“Come unto me, all ye that travail and are heavy laden, and I will refresh you. Take my yoke upon you, and learn of me; for I am meek and lowly in heart: and ye shall find rest unto your souls. For my yoke is easy, and my burden is light” (Matt. 11:28-30).
Not a few Christians have memorized these words from our Lord in Matthew. Those of us in the Ordinariate (along with many Christians in Anglican churches) know them well from a list of scriptural quotations called “The Comfortable Words.” They’re said immediately after the general confession of sin or the “penitential rite” of the Mass.
To be honest, it’s a bit of an odd insertion into a form of the Roman Rite. The original context, in the Reformation era, probably suggested a kind of reassurance to the faithful about the various theological anxieties of that time, anxieties that continue to plague much of modern Protestantism—that is, if salvation cannot be said to be mediated through the Church and her sacraments, how can we possibly have any assurance of our pardon and salvation? For the harsher elements of Reform, you just couldn’t: you just had to suffer in uncertainty. But here in the prayer book was a little “comfort,” a reminder of God’s love.
Again, that context isn’t the same for Catholics. Yet I don’t think that means we should not find the words “comfortable.” If anything, they are more comfortable. Many of those early modern Reformers wanted to throw off what they saw as the shackles of tradition and Church authority, but what they missed, and what many of us know, is that our bond to the Church is a real freedom. Take, especially, this particular realm of sin and pardon. To confess your sins to a priest and receive absolution isn’t a burden; it is a gift. I know that I have received the Lord’s pardon. This is not some mere abstract conclusion based on a deduction, but a concrete fact administered with the full authority of the apostles.
Some scholars think that, in Matthew 11, Jesus is making a subtle allusion to a moment in Jewish history, after the death of Solomon, when the new king in Jerusalem ends up breaking apart the kingdom due to his arrogance. Rehoboam proudly tells the people, “Whereas my father laid upon you a heavy yoke, I will add to your yoke. My father chastised you with whips, but I will chastise you with scorpions” (1 Kings 12:11). Wow! As a newly assigned parish pastor, I have to read this as a little lesson in how not to approach leadership.
In today’s selection from Romans, St. Paul reminds us that we are to live in the Spirit, not in the flesh. For Paul, the gospel of Christ has lightened, in a way, the demands of the law, even while in other ways making them heavier. We can’t see Jesus as somehow abolishing all law—that would be an irresponsible and incoherent reading of Matthew, especially—but he does change our relationship with the law. The change centers on him—on who he is, what he does, and how he transforms us into his image.
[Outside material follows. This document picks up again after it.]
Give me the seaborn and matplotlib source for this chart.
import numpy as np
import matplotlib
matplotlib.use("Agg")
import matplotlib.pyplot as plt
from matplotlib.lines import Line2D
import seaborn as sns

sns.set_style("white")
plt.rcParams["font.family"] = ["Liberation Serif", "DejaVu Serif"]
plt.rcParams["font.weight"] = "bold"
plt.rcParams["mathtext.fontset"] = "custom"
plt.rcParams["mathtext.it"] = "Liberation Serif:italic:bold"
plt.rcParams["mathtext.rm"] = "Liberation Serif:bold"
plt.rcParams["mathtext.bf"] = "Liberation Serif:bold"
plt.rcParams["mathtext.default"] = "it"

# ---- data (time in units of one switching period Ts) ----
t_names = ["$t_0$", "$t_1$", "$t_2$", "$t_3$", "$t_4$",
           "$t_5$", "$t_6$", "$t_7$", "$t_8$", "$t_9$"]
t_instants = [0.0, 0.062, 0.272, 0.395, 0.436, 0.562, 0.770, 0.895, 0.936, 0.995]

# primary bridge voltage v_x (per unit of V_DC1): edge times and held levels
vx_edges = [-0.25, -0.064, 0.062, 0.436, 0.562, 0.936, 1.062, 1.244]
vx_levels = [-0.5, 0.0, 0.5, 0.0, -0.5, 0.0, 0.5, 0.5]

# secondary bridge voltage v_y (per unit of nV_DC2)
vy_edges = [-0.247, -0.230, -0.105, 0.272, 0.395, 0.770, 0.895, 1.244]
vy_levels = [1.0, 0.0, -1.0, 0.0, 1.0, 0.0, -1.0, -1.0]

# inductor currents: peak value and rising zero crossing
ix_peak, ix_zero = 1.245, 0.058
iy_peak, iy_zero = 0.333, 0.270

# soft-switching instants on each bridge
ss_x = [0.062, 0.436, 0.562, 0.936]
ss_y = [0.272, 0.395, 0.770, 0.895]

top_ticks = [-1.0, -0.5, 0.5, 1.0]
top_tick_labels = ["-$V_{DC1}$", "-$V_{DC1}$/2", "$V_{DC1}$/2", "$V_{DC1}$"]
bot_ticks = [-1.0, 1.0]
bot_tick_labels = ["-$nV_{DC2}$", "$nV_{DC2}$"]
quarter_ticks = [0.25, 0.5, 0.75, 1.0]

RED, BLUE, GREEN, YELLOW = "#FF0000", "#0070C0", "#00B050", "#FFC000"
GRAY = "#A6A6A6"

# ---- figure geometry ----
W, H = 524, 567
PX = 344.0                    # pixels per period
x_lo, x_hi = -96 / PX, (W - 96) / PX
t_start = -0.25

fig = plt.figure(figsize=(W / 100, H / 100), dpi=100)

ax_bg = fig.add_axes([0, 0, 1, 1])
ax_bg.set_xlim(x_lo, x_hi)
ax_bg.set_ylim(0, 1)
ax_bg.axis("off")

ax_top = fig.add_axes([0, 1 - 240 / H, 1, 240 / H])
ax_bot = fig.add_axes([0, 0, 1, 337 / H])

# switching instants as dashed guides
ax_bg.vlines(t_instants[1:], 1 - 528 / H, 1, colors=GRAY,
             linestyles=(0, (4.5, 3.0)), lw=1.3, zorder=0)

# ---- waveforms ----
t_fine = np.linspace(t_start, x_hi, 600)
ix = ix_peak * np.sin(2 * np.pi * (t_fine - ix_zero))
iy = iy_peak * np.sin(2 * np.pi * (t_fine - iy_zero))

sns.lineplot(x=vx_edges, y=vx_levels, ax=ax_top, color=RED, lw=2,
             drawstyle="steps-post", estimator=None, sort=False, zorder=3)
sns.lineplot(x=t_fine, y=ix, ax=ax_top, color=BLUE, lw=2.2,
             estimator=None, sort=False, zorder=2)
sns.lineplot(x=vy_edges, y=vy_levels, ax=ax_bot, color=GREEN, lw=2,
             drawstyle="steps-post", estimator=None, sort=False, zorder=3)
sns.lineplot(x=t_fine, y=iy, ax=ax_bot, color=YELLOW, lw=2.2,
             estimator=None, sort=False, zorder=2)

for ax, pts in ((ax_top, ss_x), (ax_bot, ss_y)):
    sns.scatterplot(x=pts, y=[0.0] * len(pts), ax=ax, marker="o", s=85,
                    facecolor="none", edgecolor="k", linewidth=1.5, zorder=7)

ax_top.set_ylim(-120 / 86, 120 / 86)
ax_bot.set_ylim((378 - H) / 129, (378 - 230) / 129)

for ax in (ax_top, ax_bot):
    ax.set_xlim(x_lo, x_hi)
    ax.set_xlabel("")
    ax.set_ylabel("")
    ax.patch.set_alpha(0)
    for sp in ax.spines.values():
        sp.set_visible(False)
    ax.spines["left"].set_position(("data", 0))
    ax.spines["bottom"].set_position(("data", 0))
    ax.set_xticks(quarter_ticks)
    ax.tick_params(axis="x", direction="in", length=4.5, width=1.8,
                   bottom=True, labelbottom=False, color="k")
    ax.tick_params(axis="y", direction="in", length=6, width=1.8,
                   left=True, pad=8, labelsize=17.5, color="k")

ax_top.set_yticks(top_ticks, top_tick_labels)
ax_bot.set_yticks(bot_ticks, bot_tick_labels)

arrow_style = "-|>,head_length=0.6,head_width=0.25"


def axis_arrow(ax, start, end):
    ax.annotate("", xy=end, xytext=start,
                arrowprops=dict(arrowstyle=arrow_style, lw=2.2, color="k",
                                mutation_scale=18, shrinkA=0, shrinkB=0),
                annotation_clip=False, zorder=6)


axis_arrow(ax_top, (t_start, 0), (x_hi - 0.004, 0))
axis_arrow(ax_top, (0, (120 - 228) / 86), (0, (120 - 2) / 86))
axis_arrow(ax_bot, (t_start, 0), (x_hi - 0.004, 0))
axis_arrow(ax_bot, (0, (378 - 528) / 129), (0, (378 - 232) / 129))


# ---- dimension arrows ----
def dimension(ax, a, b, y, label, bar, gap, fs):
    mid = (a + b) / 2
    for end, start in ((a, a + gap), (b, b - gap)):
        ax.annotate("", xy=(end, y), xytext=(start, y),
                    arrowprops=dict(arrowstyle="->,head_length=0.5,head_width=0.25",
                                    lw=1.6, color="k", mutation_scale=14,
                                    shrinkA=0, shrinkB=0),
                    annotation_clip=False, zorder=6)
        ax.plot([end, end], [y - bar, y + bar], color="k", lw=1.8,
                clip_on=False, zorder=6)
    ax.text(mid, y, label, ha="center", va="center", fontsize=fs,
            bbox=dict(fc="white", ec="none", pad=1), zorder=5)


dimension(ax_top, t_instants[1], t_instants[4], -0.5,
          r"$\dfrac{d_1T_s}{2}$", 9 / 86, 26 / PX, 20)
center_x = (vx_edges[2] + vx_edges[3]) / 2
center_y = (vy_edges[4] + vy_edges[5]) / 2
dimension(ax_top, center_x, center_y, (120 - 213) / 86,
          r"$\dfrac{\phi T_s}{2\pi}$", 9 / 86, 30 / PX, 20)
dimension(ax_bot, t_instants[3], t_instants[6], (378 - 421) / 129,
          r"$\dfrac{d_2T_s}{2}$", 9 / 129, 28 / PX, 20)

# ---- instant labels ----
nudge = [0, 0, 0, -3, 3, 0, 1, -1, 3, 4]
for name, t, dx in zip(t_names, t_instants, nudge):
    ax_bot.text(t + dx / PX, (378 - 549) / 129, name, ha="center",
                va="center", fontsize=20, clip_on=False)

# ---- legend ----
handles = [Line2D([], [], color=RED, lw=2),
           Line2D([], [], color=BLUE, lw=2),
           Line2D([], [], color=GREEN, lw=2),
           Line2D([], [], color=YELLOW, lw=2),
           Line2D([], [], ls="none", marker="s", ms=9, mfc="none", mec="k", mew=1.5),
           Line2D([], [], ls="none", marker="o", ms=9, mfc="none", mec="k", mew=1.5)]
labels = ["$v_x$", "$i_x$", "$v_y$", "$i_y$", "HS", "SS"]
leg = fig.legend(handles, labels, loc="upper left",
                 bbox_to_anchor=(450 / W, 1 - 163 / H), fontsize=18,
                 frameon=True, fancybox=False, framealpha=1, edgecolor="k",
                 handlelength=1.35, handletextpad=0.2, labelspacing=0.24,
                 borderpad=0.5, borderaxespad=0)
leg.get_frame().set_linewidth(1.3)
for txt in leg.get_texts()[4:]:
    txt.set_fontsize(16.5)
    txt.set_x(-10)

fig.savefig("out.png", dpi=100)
The “comfortable” words of Jesus today aren’t an invitation to idleness or apathy: again, that would require us to ignore whole portions of the Gospels. They are precisely an invitation to work. But here’s the thing: the work that we do in Jesus works. That is, it is not fruitless labor. The word will, as God says in Isaiah, “not return to me empty, but it shall accomplish that which I purpose, and prosper in the thing for which I sent it” (Isa. 55:11). Those purposes and that work are, so often in this life, mysterious to us. But if we attempt to live, as Paul tells us, “in the Spirit,” we will learn to consider much more than the here and now. Further, the work of the Christian life can be easy because it is in good company, assisted constantly by the grace of the Holy Spirit.
We could spend a long time thinking about this dynamic of “easy” and “hard” in the Christian life. I think just last week I insisted that Christianity should not be easy if by that we mean that it will require no sacrifice or no change. But that doesn’t mean it’s hard for the sake of being hard. Here is where sometimes Catholics, maybe in their zeal not to be Protestant, can overstate things, treating the spiritual life as just one suffering after another, the more complicated and arcane, the better. It need not be so.
If you have no burdens whatsoever, if the spiritual life never seems a struggle, perhaps it is worth remembering St. Paul’s exhortation to life in the Spirit—what seems easy and light on a material level may in fact just be a kind of slavery to the flesh. But if you have many burdens, consider whether you have taken on the most important burden, Jesus himself, who promises to be with us in our work, and to carry us with him toward that state of perfect rest. He, as the promised bridegroom-king of Zechariah, has come to fulfill all God’s promises to Israel for a perfect Sabbath rest. Today he feeds us with heavenly food to refresh us on our way to that heavenly country.